At that October 21, 1974, FCCJ press conference, first the sarcastic-sounding introductory remarks by the moderator, a Hungarian Communist correspondent, and then tough questioning from the floor aroused government outrage. Tanaka grew so disturbed by persistent questions – which from the third question focused on the Bungei reportage – that he walked out before the scheduled end of the conference.
Tachibana was not present at the press conference. The main effect on his career came from the fact that after the FCCJ presser the mainstream Japanese media began asking tough questions – and within days the prime minister had to resign.
While Tanaka never returned to the FCCJ, Tachibana became friends with a number of foreign correspondents and went on to speak several times in the club over the following decades.
Right after one of his FCCJ talks, in 1976 when he was preparing a major piece on the Lockheed scandal, Newsweek quoted him as saying that “the establishment press has always played journalistic kendo at a meter’s length from their opponent’s sword and has never closed in. I think some of the individual reporters on the major papers will notice what we’re doing, but I think the impact on management will be negligible.”
He always acknowledged an inspirational debt to investigative journalists abroad. For example, he wrote a book published in 1978 entitled Journalism wo kangaeru tabi, (Travels to Think About Journalism) in which he interviewed David Halberstam and other well-known journalists.
But although he continued to do political journalism, he also branched out to become a polymath.
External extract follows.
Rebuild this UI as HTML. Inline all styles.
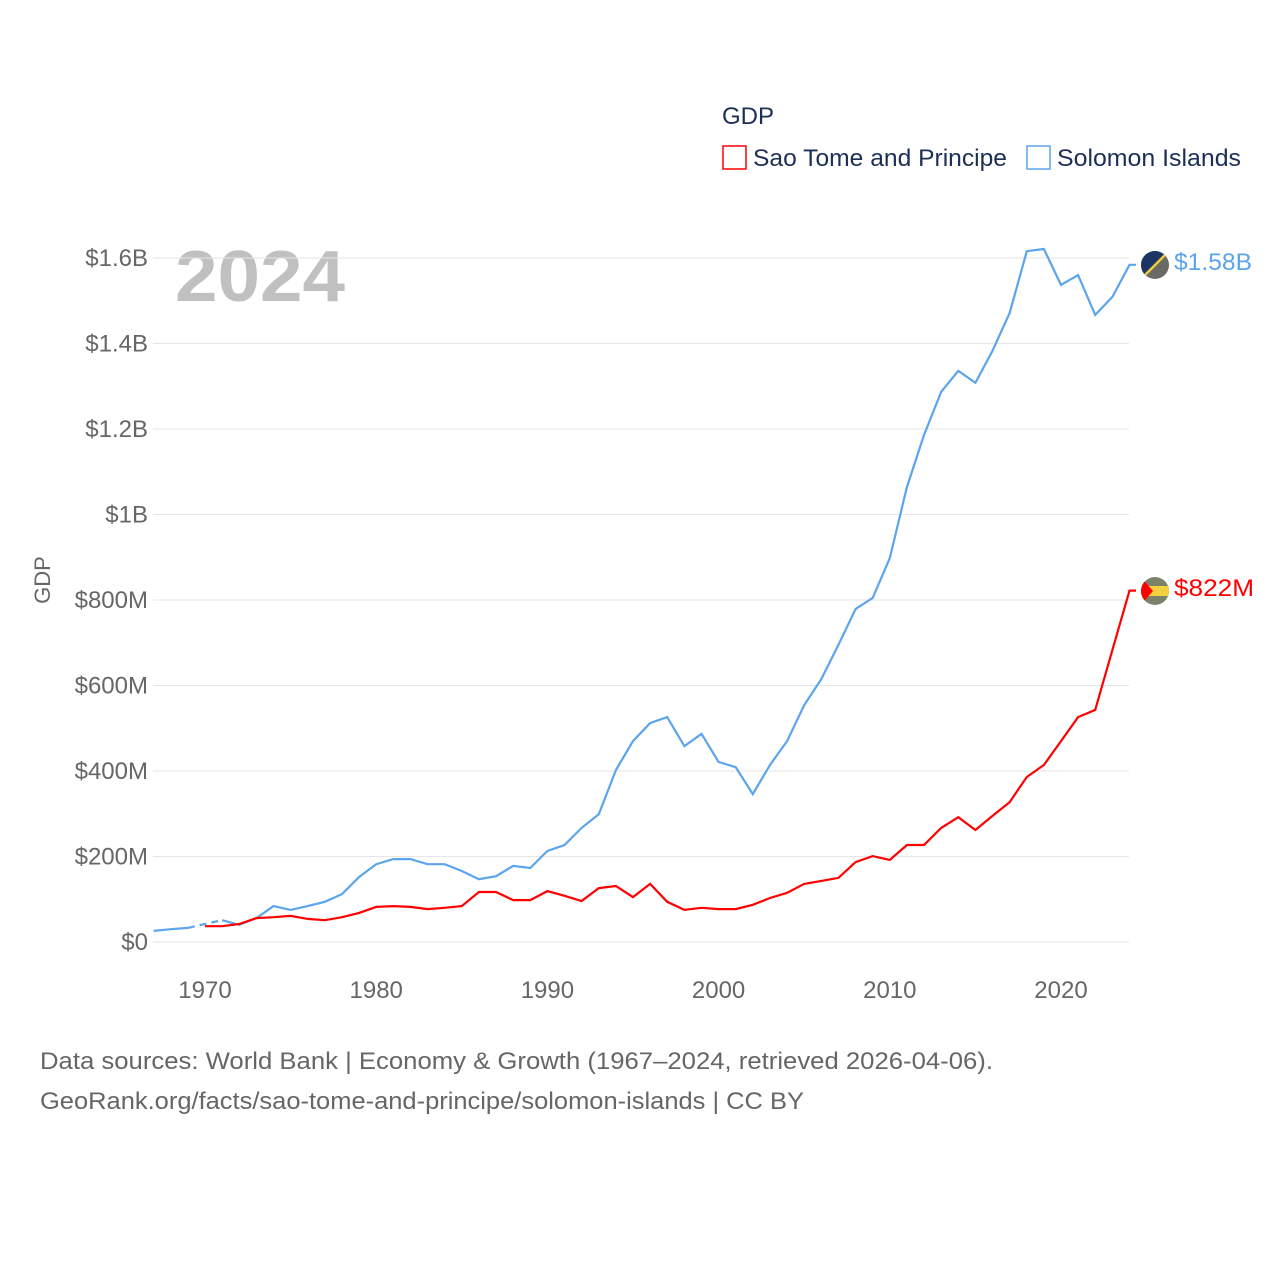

While people close to him have lost count of how many books he published all say the number is more than a hundred. “His strength is really his diversified interest in different subjects,” says his close friend Hideko Takayama, who worked for the Baltimore Sun, Newsweek and Bloomberg News during a long career with the foreign press. “His interest went into so many directions it’s been hard to keep up.”
Those directions, she says, “have ranged from Kakuei Tanaka to the sexual revolution in the US, from space to brain death, from the Japanese Communist Party to near-death experiences, from agricultural cooperatives to music, from science to the Emperor.”
Tachibana, she recalls, “once produced record albums recorded at his own place under the label ‘Chez Tachibana.’ One of his major works was Uchu kara no kikan (Return from Space), in which he interviewed American astronauts about how their space trips changed their lives, and I think it is one of his best.”
One of his later works, published in 2016, is Toru Takemitsu – Ongaku sozo e no tabi (Journey Toward Musical Creation), over 700 pages of text based on interviews with the late Japanese composer Takemitsu. Another 2016 Tachibana book title can be translated as Tachibana talks about War.
A little later he penned a Bungei-Shunju article entitled “Diabetes and Cancer.” Tachibana suffered from both.
Journalist Bradley Martin knew Takashi Tachibana starting the late 1970s, when Martin was based in Tokyo for the Baltimore Sun. Alex Martin of the Japan Times also contributed reporting for this article.